Agora Neymar é o protagonista de um experimento pioneiro na indústria do futebol.
É o primeiro jogador cujo passe supera os 200 milhões de euros (222); é o primeiro jogador contratado com a missão de transformar um clube de segunda linha na principal potência da Champions League no prazo de duas ou três temporadas; e é o primeiro atleta que, aos 25 anos, aspira se tornar o melhor jogador de futebol do planeta levando a vida como se fosse um adolescente em perpétuas férias de verão.
Não por nada seus amigos dizem que a única coisa que Ney não gosta de Paris é o clima.
O inverno está sendo extremamente frio e chuvoso.
O desafio de Neymar é inaudito e o primeiro degrau o obriga a eliminar o Real Madrid nas oitavas que começaram a ser disputadas nesta quarta-feira no Santiago Bernabéu.
Ele encara isso como se nada o preocupasse, ou como se fingisse que nada o preocupa.
A jovialidade é imperativa.
É sua regra não escrita e só adquire validade se pode exibi-la em público e, se possível, nas redes sociais.
Imagem de marcas como Nike, Gillette, Panasonic, Red Bull, Replay Jeans e Gaga Milano, Neymar se agita no epicentro de um terremoto socioeconômico, mas faz de tudo para se mostrar cuidadosamente relaxado.
Sabe que é a manifestação displicente de um mundo histérico e, para patentear seu estado de espírito, pratica uma variante do situacionismo.
Adora provocar acontecimentos que induzem à transgressão, como convidar seu treinador – o legislador em toda equipe de futebol – a uma festa que ele só terminará dois dias mais tarde, para o qual deverá faltar um treinamento e uma partida que, claro, seus colegas de equipe deverão realizar de qualquer maneira.

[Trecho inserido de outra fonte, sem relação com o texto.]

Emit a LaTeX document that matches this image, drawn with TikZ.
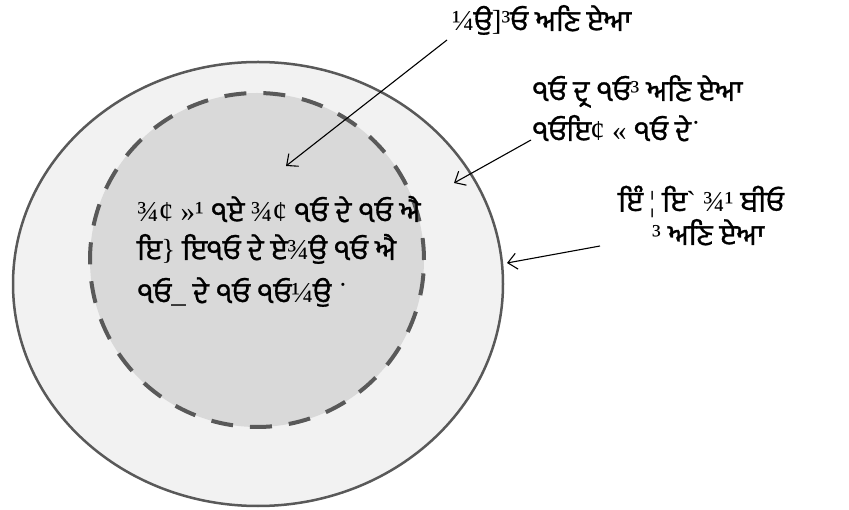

Unai Emery, o técnico, admitiu que foi ao aniversário para não constranger o mestre: “Fui embora quando cortaram o bolo”.
“Privilégios inevitáveis”
Controlador vocacional, Emery já tem consciência de que, em Paris, há poucas coisas que pode controlar.
O comandante tinha proibido a entrada de pessoas estranhas ao clube nas instalações de Saint-Germain-en-Laye durante certos treinos, até que descobriu que Neymar enchia o recinto de tois.
Os tois, autodenominados dessa forma por razões que ninguém conseguiu determinar, são os amigos profissionais – todos ganham para viver com ele – do ídolo.
Vão aonde ele vai.
Vivem onde ele vive.
Revezam-se segundo o humor do gênio.
Dançam quando ele quer dançar, riem quando ele quer rir.
Fazem parte de algo parecido a uma torcida ambulante pré-fabricada.
São especialistas em coreografias de dança tipo flashmobs porque o dono da casa é louco por flashmobs.
São sua companhia favorita.
Neymar se reúne pouco com o grupo brasileiro do PSG.
Nem mesmo com Dani Alves, velho cúmplice em Barcelona.
Seu universo é cada vez mais intransferível.
Só ele pode decidir se treina ou não, e como treina; e só a ele cabe definir quando joga uma partida e quando não.
O dolce far niente é expressão do orgulho aristocrático.
Neymar sente que se humilha quando esforça ao máximo suas capacidades físicas.
Especialmente, quando joga na França contra adversários que considera muito inferiores.
No sábado, em Toulouse, demorou mais de uma hora para tentar driblar seu lateral, Steeve Yago.
Preferiu transferir a bola para o meia, descarregar nos volantes, mudar de direção ou colocar passes em profundidade para não ter que alterar a marcha.
Jogando de vez em quando nos três torneios oficiais da França e na vigente Champions, o brasileiro foi capaz de fazer 28 gols e dar 16 passes a gol em 27 partidas.
Nesta segunda-feira publicou no Instagram seu retrato assinado por Mario Testino, fotógrafo de cabeceira da Vogue e autor de imagens icônicas de Madonna, Kate Moss e Lady Di.
Estendido na parte traseira de um carro em atitude provocadora, apareceria completamente nu se não fosse pela toalha branca que cobre os genitais.
Seu agente, Wagner Ribeiro, reagiu com incredulidade quando um colega lhe perguntou se imaginava Ney no Real Madrid na próxima temporada: “Ele já sabe como são os grandes clubes. Onde mais vão deixá-lo viver como vive em Paris?”